In the material below, find all lines with the string "Output" and copy them.

_Data to process_
------------------------------------------------------------

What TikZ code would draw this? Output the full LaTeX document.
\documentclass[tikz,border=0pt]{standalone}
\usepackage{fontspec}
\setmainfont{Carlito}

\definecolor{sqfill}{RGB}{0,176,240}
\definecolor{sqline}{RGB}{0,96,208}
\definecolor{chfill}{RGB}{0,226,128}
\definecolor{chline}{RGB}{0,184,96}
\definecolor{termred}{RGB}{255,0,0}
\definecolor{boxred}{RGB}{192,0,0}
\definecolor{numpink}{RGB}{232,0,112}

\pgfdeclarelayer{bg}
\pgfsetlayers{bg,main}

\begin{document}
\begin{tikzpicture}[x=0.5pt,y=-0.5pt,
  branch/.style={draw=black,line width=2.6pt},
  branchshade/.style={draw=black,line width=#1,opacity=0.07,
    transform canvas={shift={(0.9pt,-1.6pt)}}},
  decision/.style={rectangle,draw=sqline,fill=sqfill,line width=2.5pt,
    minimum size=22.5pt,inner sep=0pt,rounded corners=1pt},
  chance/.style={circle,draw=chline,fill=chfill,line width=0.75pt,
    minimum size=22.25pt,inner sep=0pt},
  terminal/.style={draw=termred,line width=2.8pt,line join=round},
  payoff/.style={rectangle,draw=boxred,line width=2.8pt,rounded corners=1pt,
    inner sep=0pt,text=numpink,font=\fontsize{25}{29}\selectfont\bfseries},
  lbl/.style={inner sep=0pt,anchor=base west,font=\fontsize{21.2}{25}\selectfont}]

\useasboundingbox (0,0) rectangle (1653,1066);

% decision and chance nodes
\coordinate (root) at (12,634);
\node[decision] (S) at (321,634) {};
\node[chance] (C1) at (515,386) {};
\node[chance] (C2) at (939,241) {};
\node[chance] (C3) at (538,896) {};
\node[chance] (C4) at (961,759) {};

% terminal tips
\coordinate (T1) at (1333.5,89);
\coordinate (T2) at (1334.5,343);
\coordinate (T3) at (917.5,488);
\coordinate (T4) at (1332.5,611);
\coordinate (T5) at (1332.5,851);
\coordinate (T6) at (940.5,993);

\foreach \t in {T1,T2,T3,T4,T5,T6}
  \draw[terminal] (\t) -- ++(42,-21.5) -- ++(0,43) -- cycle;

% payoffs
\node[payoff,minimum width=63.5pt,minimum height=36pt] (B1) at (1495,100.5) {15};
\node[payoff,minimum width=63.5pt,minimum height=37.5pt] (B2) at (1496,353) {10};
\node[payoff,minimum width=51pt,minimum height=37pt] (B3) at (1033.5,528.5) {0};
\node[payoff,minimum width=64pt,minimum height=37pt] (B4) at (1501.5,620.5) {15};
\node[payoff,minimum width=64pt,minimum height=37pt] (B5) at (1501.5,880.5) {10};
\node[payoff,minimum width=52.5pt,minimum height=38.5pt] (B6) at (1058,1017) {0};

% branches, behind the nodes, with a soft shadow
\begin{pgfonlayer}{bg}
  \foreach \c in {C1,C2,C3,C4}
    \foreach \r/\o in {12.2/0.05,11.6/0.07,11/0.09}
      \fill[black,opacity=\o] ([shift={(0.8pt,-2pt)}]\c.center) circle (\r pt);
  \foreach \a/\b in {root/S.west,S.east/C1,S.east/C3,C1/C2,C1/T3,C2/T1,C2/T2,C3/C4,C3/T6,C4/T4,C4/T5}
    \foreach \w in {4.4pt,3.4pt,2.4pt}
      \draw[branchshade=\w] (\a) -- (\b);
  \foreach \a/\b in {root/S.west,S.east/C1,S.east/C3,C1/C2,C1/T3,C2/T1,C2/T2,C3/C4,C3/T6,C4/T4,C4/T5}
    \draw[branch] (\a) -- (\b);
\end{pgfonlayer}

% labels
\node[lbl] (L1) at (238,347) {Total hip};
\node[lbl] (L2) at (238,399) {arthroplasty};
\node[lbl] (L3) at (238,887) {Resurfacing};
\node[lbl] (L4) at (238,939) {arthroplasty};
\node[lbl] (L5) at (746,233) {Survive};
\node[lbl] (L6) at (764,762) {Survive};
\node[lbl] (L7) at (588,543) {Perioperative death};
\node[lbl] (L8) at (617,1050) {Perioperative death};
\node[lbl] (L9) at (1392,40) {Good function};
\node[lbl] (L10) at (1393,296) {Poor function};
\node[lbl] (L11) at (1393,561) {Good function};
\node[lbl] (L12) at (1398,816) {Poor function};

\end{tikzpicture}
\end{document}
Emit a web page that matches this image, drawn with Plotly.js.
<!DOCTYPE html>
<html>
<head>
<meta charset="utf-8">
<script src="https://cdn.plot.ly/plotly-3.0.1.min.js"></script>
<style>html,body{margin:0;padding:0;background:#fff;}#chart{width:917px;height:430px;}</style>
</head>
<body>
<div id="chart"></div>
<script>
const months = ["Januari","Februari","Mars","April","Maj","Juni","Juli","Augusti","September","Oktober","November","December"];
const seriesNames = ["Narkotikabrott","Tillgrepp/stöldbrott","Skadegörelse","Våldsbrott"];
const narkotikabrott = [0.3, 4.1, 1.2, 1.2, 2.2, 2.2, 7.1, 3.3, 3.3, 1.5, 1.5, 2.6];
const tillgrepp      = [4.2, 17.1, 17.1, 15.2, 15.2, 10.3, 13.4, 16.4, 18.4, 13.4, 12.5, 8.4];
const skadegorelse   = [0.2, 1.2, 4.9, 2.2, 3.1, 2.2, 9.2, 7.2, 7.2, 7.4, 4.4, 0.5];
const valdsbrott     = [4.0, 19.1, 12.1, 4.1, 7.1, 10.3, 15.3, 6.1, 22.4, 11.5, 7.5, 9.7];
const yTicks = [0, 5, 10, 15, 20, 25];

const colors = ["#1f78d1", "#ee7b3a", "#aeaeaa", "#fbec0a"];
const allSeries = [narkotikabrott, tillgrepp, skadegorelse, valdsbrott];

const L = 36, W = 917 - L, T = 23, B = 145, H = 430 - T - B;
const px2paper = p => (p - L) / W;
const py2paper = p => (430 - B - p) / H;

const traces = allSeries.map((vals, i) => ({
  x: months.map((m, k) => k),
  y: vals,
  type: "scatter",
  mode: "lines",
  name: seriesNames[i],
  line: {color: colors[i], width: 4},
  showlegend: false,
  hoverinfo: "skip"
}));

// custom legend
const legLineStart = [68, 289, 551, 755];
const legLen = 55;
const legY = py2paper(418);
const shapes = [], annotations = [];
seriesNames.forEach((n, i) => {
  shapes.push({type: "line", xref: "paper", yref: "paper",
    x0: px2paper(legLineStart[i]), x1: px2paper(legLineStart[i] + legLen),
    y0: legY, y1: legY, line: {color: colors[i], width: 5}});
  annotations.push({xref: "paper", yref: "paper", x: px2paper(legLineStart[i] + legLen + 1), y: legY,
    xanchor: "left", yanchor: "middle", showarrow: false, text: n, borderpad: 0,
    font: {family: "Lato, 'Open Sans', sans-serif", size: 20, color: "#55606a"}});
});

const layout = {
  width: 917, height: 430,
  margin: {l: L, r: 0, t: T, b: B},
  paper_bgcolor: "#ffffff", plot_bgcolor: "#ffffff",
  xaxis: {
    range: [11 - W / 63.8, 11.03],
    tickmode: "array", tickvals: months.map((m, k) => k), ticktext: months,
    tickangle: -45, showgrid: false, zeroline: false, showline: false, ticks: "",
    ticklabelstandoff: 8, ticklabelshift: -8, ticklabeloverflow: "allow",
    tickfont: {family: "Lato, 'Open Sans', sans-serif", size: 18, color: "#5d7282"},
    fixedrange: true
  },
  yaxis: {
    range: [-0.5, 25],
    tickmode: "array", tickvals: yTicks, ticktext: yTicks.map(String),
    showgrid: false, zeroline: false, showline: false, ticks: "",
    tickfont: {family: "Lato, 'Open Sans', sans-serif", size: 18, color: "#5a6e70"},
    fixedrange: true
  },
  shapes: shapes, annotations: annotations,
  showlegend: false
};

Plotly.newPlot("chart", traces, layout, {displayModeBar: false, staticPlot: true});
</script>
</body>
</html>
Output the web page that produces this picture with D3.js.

------------------------------------------------------------

_Solution_
What TikZ code would draw this? Output the full LaTeX document.
Output the web page that produces this picture with D3.js.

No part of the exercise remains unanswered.